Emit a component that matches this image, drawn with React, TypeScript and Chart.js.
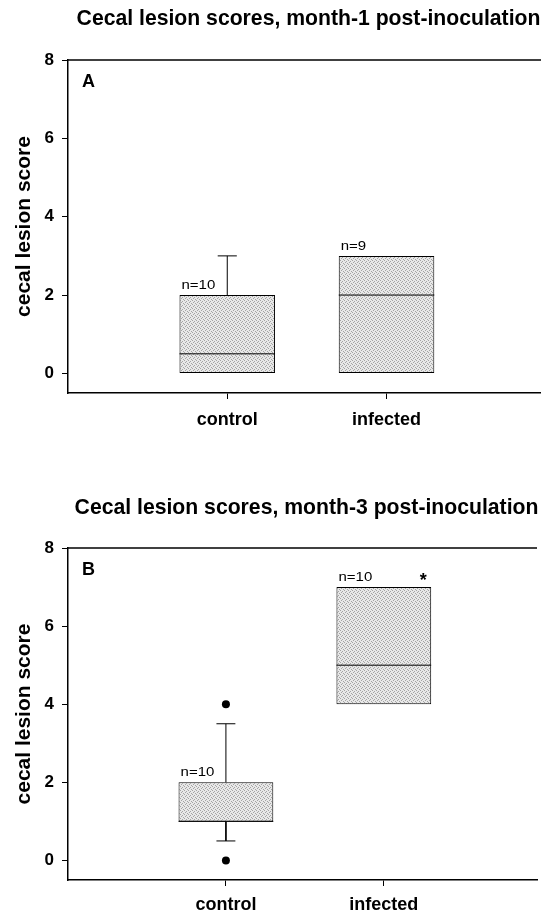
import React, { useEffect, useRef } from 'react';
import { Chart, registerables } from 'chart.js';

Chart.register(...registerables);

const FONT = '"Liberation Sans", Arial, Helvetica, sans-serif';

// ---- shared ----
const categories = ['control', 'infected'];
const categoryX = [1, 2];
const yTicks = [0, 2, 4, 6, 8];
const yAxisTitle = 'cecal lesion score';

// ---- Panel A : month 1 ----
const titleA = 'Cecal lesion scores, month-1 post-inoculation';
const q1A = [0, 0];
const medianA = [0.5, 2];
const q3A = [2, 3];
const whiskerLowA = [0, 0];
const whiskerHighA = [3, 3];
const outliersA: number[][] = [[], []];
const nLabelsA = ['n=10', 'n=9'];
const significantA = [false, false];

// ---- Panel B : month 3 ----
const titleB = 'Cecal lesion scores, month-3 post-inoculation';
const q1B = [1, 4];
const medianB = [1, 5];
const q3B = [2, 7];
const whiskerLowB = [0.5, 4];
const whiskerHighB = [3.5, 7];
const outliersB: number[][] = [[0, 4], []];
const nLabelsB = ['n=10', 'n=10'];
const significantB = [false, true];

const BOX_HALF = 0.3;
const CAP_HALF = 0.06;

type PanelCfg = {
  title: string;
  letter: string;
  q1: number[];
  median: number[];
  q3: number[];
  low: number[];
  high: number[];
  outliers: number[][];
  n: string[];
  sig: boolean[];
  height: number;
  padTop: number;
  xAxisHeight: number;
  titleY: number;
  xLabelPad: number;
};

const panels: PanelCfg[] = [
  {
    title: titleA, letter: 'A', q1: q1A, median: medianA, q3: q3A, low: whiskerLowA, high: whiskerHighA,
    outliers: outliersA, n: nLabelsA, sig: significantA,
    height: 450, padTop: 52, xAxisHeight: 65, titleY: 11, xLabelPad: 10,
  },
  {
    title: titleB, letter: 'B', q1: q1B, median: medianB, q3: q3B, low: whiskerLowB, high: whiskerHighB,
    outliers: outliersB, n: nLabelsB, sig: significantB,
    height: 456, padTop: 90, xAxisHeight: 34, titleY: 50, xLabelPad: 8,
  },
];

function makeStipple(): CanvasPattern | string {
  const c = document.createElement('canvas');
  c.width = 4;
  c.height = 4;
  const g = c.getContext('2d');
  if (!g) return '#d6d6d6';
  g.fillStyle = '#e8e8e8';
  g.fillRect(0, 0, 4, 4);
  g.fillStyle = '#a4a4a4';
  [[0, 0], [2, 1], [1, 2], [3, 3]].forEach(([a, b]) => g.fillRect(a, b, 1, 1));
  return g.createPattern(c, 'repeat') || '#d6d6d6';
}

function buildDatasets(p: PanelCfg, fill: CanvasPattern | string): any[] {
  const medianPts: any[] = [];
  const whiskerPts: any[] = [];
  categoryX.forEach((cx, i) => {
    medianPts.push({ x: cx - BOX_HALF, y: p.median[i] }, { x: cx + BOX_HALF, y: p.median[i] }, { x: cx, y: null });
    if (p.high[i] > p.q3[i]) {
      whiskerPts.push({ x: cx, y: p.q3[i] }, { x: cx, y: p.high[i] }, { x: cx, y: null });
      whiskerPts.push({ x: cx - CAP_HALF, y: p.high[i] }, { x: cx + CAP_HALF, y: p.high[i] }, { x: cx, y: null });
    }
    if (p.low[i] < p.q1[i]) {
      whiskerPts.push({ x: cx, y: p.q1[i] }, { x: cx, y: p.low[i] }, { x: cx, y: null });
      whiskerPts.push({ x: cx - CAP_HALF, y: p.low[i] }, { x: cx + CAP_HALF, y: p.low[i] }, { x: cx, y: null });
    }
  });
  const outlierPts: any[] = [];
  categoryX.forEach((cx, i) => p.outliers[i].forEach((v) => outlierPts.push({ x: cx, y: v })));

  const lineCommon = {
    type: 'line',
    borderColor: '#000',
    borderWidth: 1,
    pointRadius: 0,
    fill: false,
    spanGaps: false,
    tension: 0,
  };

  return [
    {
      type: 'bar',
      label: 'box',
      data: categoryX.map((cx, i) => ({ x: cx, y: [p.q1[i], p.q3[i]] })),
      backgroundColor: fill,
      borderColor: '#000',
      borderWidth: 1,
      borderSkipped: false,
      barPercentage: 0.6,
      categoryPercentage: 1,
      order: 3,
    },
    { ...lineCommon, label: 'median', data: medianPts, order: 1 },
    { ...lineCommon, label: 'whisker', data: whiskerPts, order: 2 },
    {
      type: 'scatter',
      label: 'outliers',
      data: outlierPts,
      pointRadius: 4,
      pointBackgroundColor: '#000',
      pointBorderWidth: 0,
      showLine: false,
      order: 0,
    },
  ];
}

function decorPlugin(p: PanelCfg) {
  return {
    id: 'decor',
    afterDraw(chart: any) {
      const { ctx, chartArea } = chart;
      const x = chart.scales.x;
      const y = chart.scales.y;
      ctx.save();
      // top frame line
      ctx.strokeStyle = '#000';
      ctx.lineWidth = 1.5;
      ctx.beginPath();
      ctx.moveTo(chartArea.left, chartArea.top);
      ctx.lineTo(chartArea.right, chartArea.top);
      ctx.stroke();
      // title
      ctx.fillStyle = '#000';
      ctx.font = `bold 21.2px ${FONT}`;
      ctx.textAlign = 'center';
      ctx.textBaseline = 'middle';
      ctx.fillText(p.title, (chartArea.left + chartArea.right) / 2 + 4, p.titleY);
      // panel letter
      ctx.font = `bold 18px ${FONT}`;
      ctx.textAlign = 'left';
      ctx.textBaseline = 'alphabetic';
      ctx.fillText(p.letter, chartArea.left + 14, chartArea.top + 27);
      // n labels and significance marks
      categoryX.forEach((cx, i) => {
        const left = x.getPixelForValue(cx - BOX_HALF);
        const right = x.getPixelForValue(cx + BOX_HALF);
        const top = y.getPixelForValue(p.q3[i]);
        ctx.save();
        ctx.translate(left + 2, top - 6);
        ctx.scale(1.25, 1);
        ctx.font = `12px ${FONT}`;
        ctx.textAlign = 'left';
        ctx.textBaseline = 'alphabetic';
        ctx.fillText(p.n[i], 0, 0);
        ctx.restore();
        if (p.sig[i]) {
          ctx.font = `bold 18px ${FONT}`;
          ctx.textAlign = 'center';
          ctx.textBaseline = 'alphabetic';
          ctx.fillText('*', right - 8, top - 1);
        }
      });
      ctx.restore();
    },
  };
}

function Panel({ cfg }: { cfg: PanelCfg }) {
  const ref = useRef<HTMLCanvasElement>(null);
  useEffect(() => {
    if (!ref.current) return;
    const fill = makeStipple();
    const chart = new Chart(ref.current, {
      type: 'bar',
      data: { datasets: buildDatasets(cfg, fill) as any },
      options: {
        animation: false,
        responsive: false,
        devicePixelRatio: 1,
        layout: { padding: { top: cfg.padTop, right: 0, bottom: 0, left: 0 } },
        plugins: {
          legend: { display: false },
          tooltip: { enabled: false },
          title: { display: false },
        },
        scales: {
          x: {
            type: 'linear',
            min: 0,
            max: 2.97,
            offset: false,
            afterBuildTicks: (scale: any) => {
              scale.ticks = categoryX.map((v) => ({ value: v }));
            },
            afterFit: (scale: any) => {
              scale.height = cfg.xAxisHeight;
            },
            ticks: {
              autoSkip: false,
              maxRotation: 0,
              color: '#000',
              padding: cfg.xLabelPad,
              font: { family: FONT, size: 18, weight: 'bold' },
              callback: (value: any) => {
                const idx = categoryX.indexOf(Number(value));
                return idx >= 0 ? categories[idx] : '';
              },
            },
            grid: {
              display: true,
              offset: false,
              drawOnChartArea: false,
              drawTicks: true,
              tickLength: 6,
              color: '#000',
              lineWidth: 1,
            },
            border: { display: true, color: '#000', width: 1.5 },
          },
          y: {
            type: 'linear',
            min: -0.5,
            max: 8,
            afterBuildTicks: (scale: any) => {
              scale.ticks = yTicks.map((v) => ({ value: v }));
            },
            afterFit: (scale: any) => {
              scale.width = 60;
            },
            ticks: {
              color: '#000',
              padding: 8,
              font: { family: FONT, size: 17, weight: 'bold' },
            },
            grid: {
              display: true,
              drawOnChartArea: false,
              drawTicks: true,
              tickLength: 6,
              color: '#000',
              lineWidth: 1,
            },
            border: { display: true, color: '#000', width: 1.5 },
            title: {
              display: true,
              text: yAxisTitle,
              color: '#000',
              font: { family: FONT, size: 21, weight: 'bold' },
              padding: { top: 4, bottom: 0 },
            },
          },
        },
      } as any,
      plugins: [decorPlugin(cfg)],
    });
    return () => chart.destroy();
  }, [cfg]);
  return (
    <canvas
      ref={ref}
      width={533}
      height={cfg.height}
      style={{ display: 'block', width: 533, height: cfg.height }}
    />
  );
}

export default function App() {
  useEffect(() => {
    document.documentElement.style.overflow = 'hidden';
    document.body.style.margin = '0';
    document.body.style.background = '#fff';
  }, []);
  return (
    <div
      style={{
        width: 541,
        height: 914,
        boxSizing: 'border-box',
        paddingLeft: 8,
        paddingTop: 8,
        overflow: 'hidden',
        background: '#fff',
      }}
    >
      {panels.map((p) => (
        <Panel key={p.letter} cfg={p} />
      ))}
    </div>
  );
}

### Problem
What is the number of lines that contain "React"? Reply with that number alone.

### Output of the task
2